Andy's Anachronisms
Time Travel Film Reviews

Millennium (1989)
"The people aboard Flight 35 are about to land 1,000 years from where they planned to."

Directed by Michael Anderson

Summary

When Bill Smith (Kris Kristofferson), an airline crash investigator, is called in to investigate a crash in 1989, he begins to suspect that time travellers may have caused the crash. In reality the team of time travellers from the future, lead by Louise Baltimore (Cheryl Ladd) are rescuing passengers of doomed airline collisions in the past.

Review

On paper Millennium looks promising, unfortunately somewhere during the execution the movie fails miserably. Part of the problem may be that the movie tries to hard to be something to everyone - romance, science fiction and mystery, when there isn't enough substance to keep all of these balls in the air. That's not to say that these elements can't work, you only have to look as far as Terry Gilliam's 12 Monkeys as an example of where it does succeed, but I digress.

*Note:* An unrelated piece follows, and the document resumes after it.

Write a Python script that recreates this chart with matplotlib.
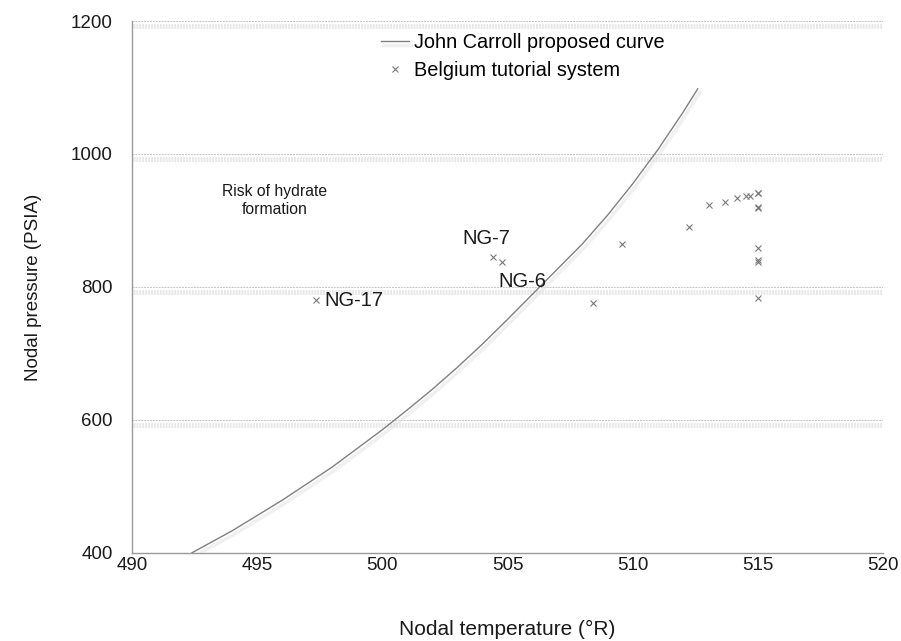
import matplotlib
matplotlib.use("Agg")
import matplotlib.pyplot as plt
import matplotlib.patheffects as pe

plt.rcParams['font.family'] = ['Liberation Sans', 'DejaVu Sans']

# hydrate formation curve (temperature in deg R, pressure in psia)
curve_t = [492.4, 494.0, 496.0, 498.0, 500.0, 501.0, 502.0, 503.0, 504.0,
           505.0, 506.0, 507.0, 508.0, 509.0, 510.0, 511.0, 512.0, 512.6]
curve_p = [400, 433, 479, 529, 585, 615, 646, 679, 714,
           751, 789, 827, 865, 908, 955, 1006, 1062, 1098]

# nodal conditions of the tutorial network
node_t = [497.35, 504.42, 504.78, 508.4, 509.58, 512.24, 513.03, 513.67,
          514.17, 514.52, 514.7, 515.0, 515.0, 515.0, 515.0, 515.0, 515.0,
          515.0, 515.0]
node_p = [780, 845, 837, 776, 865, 890, 923, 928,
          933, 937, 937, 941, 942, 918, 920, 858, 838, 840, 784]

labels = {"NG-17": (0, (6, 0), "left"),
          "NG-7": (1, (-4.5, 13.5), "center"),
          "NG-6": (2, (15, -14), "center")}

fig = plt.figure(figsize=(9.01, 6.41), dpi=100)
ax = fig.add_axes([0.1465, 0.1377, 0.8335, 0.8295])

grid_fx = [pe.SimpleLineShadow(offset=(1, -3.5), shadow_color='#d9d9d9',
                               alpha=0.6, rho=1.0, linewidth=3.5),
           pe.Normal()]
curve_fx = [pe.SimpleLineShadow(offset=(1.5, -2.5), shadow_color='#e2e2e2',
                                alpha=0.5, rho=1.0, linewidth=2.5),
            pe.Normal()]

for p in [600, 800, 1000, 1200]:
    ax.axhline(p, color='#c4c4c4', lw=0.7, ls=(0, (2, 1)), zorder=1,
               path_effects=grid_fx)

ax.plot(curve_t, curve_p, color='#808080', lw=1.0, zorder=3,
        path_effects=curve_fx, label="John Carroll proposed curve")
ax.plot(node_t, node_p, ls='none', marker='x', ms=3.8, mew=0.8,
        color='#7a7a7a', zorder=4, label="Belgium tutorial system")

for name, (i, off, ha) in labels.items():
    ax.annotate(name, (node_t[i], node_p[i]), xytext=off,
                textcoords='offset points', ha=ha, va='center',
                fontsize=14.5, color='#1a1a1a')

ax.text(495.7, 930, "Risk of hydrate\nformation", ha='center', va='center',
        fontsize=11.3, color='#1a1a1a', linespacing=1.25)

ax.set_xlim(490, 520)
ax.set_ylim(400, 1200)
ax.set_xticks(range(490, 521, 5))
ax.set_yticks(range(400, 1201, 200))
ax.tick_params(length=0, labelsize=13.5, colors='#1a1a1a')
ax.tick_params(axis='y', pad=14)
ax.tick_params(axis='x', pad=3)

for side in ['top', 'right']:
    ax.spines[side].set_visible(False)
for side in ['left', 'bottom']:
    ax.spines[side].set_color('#9a9a9a')
    ax.spines[side].set_linewidth(1.0)

ax.set_xlabel("Nodal temperature (\u00b0R)", fontsize=15, labelpad=33,
              color='#1a1a1a')
ax.set_ylabel("Nodal pressure (PSIA)", fontsize=13.5, labelpad=21,
              color='#1a1a1a')

fig.legend(loc='upper left', bbox_to_anchor=(0.423, 0.948), frameon=False,
           fontsize=14.3, handlelength=1.4, handletextpad=0.25,
           borderpad=0, borderaxespad=0, labelspacing=0.45)

fig.savefig("out.png", dpi=100)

Millennium as a movie is rather disappointing when you consider that author John Varley had a hand in adapting the screenplay from his own short story "Air Raid" [link to review of Air Raid here]. Given the author's involvement, I would have expected a smoother transition to the screen.

As for acting, Daniel J. Travanti nearly steals the show as Dr. Arnold Mayer, an eccentric professor who helps to convince Smith of the time travellers' involvement. Some of the Canadian actors, namely Maury Chauykin and Brent Carver, turn in wonderful supporting performances as well. Unfortunately, this effort is offset by Kristofferson and Ladd, whose performances feel as if they are acting in some movie of the week.

While the movie shifts between Louise (Ladd) and Bill's (Kristofferson) point-of-view in order to explore some of the time travel elements of the plot, it ultimately weakens the narrative of the story. Varley and the director do use this shifting narrative to explain the nature of the time travel depicted in the movie to us through the retelling of a sequence where Louise and Bill met. While the scene helps to show us the "new" perspective, it really doesn't add much to the story and only pads out the movie for another 20 minutes.

In Louise's timeline she hasn't met Bill yet when she retrieves the stunner from the hanger, yet Bill calls out her name since he recognizes her from their previous encounter. The council conclude that since Bill is already aware of Louise it must mean that something yet-to-happen in their own timeline will require Louise to go back to a prior time and meet Bill.

This logic however is ignored when they "rescue" a plane full of passengers from 1963 and interrupt a hijacking in the process. They conclude the hijackers must have caused the plane to crash and try to recreate the crash by placing a bomb in the plane to simulate the hijackers firing a gun in the cockpit. Applying their own logic, the hijackers never crashed the plane in the first place, the rescuers did and they are only fulfilling their destiny.

One of the more interesting concepts of the movie was the "Time Quakes" that would occur when potential paradoxes were created in the past. The shock waves of the altered timeline would cause physical quakes in future time line as the implications of the paradox cascaded across time.

While Millennium has its moments they are far and few between and not worth recommending as time travel movie. Die-hard fans of Kristofferson and Ladd may want to seek out the film, but then again they've likely already seen it. In that case they should be just seeking HELP!